↓↓↓

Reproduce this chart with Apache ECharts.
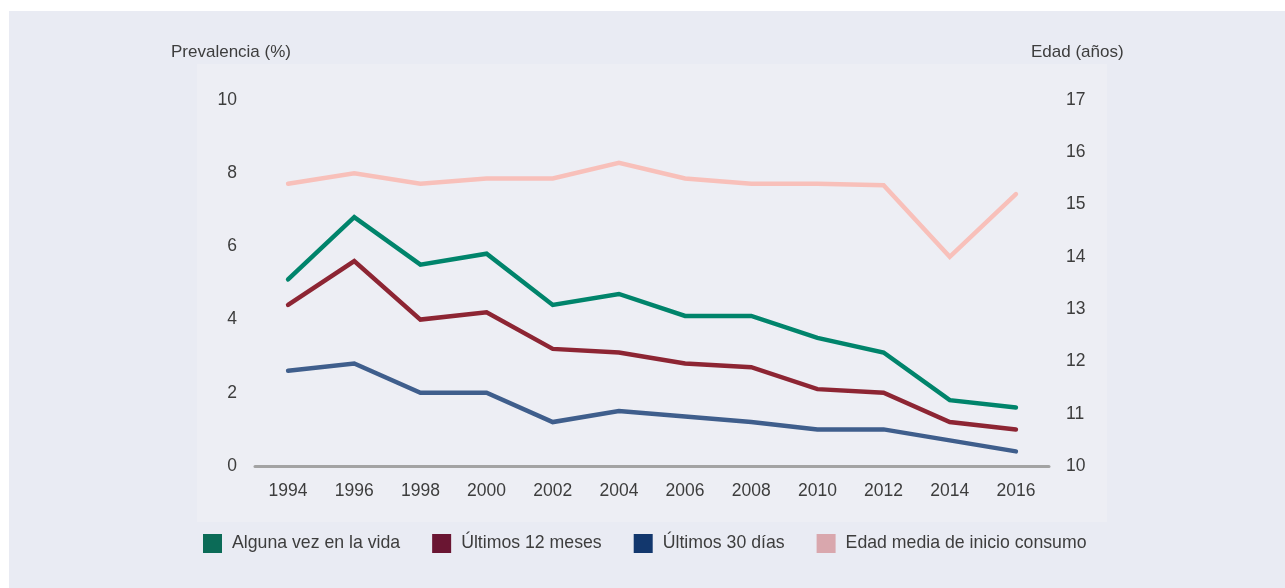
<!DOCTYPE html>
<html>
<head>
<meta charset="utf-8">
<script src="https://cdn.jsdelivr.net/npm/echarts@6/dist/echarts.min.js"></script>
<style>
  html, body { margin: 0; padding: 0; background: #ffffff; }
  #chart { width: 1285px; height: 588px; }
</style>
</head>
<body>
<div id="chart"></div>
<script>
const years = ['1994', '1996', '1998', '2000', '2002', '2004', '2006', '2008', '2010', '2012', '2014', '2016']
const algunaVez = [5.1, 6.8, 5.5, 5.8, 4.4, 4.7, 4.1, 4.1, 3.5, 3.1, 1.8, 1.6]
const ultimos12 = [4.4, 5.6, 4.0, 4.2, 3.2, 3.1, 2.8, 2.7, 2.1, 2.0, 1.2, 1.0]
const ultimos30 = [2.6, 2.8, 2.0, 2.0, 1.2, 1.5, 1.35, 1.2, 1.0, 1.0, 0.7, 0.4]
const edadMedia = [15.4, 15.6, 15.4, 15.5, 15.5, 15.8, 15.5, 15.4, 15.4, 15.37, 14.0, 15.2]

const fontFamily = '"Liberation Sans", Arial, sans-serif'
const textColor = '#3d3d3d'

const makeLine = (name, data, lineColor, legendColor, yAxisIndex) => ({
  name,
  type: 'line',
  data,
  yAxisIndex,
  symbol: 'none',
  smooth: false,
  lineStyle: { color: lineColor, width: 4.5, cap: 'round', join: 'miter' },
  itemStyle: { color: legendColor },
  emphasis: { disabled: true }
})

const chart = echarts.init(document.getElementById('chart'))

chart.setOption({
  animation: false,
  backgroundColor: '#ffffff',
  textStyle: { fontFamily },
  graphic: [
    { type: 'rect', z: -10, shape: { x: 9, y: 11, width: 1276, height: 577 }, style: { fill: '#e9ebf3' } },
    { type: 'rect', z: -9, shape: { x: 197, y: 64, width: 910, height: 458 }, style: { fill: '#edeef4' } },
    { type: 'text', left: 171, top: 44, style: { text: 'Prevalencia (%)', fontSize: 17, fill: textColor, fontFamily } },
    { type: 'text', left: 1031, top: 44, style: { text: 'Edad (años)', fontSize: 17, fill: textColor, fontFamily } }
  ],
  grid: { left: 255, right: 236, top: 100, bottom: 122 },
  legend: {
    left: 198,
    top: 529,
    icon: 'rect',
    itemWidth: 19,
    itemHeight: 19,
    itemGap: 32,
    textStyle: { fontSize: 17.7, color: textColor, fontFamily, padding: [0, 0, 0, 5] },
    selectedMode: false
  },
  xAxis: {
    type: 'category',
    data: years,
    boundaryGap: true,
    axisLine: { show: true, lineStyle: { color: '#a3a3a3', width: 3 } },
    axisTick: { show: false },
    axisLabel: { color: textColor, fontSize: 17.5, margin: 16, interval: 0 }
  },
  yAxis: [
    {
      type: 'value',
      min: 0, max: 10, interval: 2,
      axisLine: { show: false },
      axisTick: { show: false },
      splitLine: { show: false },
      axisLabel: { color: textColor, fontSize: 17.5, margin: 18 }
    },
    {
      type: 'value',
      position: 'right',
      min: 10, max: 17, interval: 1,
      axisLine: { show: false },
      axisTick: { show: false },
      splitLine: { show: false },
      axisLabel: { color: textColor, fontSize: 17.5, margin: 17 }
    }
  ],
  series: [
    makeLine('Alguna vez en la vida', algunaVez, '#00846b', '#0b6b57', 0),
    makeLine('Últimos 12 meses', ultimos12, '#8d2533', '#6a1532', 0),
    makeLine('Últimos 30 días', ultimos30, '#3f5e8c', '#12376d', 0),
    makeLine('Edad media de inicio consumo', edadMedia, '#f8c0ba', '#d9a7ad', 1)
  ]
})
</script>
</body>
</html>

↑↑↑
↓↓↓

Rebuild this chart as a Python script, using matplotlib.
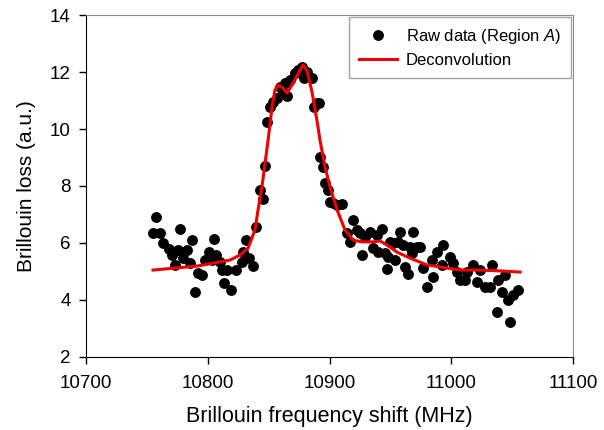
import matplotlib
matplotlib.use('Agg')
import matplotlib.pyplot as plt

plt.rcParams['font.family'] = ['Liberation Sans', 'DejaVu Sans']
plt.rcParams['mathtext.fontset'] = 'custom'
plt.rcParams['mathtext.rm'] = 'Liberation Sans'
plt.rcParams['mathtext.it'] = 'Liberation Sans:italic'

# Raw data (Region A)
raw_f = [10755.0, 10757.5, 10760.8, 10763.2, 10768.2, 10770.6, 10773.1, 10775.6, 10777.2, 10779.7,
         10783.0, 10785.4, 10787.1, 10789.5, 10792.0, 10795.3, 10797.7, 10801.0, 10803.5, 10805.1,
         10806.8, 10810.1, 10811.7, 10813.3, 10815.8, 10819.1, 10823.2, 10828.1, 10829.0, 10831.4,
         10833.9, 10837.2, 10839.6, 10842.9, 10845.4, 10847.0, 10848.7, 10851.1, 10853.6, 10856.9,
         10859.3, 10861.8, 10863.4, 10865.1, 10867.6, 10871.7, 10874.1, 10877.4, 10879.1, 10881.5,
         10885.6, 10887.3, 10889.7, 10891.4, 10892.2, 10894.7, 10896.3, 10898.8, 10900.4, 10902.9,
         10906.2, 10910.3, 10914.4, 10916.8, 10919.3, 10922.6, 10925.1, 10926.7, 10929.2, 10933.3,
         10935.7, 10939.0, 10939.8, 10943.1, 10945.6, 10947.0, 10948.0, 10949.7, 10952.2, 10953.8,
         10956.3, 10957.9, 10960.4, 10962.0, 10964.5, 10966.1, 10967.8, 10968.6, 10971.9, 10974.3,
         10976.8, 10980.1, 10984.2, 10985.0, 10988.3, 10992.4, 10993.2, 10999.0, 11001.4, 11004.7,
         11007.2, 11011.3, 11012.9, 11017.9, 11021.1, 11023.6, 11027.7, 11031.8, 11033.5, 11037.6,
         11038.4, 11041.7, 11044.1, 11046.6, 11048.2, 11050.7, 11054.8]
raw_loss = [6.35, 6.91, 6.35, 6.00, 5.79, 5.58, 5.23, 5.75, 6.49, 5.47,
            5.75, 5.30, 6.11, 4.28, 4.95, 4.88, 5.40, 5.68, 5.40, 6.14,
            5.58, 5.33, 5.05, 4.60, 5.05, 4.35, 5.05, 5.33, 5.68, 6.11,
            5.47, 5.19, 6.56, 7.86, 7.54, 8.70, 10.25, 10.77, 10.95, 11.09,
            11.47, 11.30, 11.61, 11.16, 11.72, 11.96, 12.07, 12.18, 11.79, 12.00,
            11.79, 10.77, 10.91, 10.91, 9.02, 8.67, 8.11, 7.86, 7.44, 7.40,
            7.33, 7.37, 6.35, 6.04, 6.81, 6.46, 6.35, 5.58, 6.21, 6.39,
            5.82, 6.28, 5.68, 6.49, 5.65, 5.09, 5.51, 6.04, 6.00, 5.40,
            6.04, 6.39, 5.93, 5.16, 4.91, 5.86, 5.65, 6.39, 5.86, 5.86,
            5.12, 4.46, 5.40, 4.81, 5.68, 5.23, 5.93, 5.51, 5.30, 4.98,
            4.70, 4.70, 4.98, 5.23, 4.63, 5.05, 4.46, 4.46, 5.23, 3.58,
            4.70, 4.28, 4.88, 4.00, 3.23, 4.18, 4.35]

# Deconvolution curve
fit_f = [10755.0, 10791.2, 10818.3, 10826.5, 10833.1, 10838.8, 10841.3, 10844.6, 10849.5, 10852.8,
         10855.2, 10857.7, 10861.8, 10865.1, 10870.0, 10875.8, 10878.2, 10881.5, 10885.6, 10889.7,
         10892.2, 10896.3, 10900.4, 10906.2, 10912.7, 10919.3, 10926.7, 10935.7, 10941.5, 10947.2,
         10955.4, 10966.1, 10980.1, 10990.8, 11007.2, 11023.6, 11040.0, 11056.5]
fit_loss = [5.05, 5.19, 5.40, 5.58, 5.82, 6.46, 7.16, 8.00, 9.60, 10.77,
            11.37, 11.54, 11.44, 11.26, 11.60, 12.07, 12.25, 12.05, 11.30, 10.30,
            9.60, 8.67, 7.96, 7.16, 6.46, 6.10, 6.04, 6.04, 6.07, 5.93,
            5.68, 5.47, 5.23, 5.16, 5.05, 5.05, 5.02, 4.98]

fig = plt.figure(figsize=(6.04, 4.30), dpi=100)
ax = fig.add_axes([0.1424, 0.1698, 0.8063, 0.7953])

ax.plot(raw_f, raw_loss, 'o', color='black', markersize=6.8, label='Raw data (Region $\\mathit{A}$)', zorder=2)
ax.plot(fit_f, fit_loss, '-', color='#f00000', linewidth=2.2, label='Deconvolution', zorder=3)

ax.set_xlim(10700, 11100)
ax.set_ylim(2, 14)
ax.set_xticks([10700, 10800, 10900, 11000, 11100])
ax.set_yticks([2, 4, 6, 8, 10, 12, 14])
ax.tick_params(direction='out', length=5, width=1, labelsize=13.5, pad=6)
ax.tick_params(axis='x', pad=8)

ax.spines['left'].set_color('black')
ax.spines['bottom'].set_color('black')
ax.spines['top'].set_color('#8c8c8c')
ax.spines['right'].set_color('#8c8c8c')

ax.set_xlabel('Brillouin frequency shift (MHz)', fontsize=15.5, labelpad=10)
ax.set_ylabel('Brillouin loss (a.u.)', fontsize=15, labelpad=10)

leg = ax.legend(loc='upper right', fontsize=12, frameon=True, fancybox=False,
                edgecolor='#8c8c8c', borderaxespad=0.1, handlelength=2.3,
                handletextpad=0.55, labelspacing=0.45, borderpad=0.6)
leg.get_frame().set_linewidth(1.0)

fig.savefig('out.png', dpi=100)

↑↑↑
↓↓↓

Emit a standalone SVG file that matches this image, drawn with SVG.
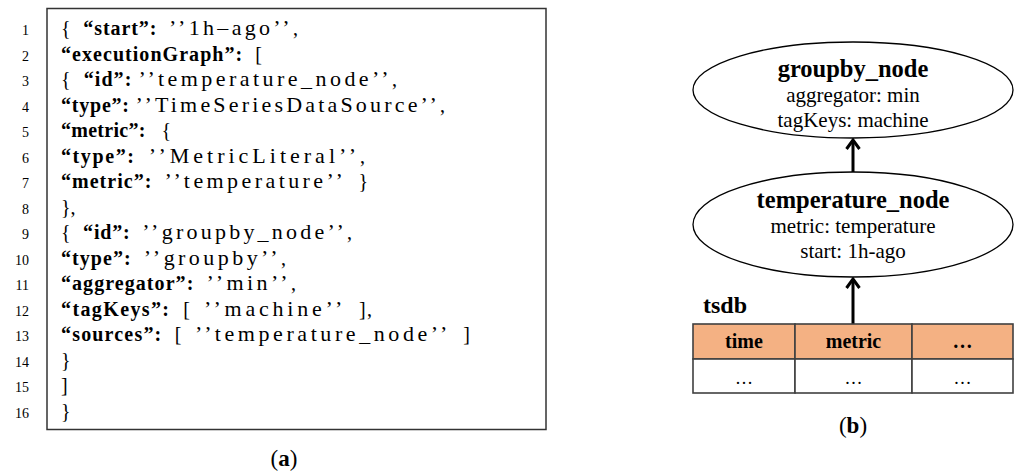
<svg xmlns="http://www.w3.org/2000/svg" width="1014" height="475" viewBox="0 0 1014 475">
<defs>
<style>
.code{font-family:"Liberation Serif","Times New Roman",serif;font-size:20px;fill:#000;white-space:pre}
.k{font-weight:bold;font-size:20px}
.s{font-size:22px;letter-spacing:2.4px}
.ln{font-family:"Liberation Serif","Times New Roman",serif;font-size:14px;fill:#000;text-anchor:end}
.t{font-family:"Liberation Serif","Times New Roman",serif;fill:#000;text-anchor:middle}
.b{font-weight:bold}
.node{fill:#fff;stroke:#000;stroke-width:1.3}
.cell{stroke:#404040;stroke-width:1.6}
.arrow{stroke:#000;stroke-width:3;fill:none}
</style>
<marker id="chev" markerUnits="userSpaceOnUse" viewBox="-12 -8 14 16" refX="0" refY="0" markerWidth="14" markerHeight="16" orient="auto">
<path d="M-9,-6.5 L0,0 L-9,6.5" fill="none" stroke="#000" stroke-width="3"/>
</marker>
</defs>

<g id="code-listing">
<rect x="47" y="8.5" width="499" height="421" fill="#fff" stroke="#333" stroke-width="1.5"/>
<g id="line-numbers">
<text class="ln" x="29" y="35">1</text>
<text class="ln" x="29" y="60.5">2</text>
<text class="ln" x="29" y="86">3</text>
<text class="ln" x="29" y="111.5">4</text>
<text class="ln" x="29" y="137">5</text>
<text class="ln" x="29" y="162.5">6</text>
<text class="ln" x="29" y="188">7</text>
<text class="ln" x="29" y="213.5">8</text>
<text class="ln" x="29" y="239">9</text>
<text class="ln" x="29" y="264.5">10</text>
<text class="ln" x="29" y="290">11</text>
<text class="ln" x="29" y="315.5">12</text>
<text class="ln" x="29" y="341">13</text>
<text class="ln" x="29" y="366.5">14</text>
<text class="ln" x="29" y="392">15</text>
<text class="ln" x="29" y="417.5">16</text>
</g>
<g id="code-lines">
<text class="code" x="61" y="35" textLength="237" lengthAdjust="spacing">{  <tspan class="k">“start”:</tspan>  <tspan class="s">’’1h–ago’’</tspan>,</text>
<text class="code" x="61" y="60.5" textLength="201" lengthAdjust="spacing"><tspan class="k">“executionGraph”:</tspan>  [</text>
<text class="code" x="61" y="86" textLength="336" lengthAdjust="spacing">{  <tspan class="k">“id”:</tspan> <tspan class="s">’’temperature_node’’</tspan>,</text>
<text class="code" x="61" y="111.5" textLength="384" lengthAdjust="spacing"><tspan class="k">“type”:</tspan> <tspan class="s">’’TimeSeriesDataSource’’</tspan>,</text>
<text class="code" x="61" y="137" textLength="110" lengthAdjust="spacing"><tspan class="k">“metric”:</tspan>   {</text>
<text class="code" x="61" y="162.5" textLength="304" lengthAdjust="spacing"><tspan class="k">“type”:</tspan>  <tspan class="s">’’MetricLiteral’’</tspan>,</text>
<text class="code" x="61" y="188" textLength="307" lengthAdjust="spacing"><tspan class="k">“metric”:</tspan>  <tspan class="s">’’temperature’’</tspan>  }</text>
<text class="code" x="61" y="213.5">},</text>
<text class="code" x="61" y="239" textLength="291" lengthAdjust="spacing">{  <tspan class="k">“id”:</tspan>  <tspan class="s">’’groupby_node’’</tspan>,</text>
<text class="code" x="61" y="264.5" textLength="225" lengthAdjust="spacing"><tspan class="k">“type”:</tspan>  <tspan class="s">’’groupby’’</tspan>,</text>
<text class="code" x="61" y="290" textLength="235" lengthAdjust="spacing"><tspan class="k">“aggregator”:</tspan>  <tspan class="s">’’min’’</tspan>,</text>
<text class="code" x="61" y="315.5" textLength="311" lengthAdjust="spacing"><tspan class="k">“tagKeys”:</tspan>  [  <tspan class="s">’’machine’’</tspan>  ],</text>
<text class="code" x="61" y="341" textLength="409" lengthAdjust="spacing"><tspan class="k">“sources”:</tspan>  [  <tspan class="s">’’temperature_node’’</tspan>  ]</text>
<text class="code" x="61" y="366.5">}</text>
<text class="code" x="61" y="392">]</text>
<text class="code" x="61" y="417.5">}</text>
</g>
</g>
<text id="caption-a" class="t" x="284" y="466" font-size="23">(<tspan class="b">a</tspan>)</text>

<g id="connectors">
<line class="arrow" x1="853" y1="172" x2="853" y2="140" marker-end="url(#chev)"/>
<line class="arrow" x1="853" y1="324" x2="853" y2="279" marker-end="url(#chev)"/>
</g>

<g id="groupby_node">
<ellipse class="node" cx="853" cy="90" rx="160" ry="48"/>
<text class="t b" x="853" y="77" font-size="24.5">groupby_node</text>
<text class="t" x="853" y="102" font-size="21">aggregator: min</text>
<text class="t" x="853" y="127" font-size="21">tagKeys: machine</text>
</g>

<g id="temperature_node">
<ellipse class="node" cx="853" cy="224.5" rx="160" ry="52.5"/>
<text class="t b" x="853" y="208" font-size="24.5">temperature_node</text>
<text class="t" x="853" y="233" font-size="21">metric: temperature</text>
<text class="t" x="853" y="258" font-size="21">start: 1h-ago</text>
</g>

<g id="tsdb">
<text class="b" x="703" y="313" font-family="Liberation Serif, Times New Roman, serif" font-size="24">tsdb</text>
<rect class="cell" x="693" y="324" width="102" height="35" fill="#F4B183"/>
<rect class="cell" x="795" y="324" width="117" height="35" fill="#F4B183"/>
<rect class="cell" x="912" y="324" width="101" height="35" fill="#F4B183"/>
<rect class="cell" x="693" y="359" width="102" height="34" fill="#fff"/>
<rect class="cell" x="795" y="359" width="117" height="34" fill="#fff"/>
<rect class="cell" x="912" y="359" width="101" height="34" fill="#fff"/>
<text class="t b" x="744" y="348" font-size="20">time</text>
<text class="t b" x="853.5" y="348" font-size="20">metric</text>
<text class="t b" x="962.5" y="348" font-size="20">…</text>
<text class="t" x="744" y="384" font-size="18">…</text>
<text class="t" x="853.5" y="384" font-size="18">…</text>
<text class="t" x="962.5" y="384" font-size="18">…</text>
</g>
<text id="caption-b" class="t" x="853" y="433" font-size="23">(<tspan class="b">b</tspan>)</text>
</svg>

↑↑↑

#### EXERCISE BRIEF
All lines above from the one containing "Reproduce this chart with Apache ECharts." through the one containing "const textColor = '#3d3d3d'" are to be quoted exactly, and only those; pictures are left out.

#### EXERCISE RESPONSE
Reproduce this chart with Apache ECharts.
<!DOCTYPE html>
<html>
<head>
<meta charset="utf-8">
<script src="https://cdn.jsdelivr.net/npm/echarts@6/dist/echarts.min.js"></script>
<style>
  html, body { margin: 0; padding: 0; background: #ffffff; }
  #chart { width: 1285px; height: 588px; }
</style>
</head>
<body>
<div id="chart"></div>
<script>
const years = ['1994', '1996', '1998', '2000', '2002', '2004', '2006', '2008', '2010', '2012', '2014', '2016']
const algunaVez = [5.1, 6.8, 5.5, 5.8, 4.4, 4.7, 4.1, 4.1, 3.5, 3.1, 1.8, 1.6]
const ultimos12 = [4.4, 5.6, 4.0, 4.2, 3.2, 3.1, 2.8, 2.7, 2.1, 2.0, 1.2, 1.0]
const ultimos30 = [2.6, 2.8, 2.0, 2.0, 1.2, 1.5, 1.35, 1.2, 1.0, 1.0, 0.7, 0.4]
const edadMedia = [15.4, 15.6, 15.4, 15.5, 15.5, 15.8, 15.5, 15.4, 15.4, 15.37, 14.0, 15.2]

const fontFamily = '"Liberation Sans", Arial, sans-serif'
const textColor = '#3d3d3d'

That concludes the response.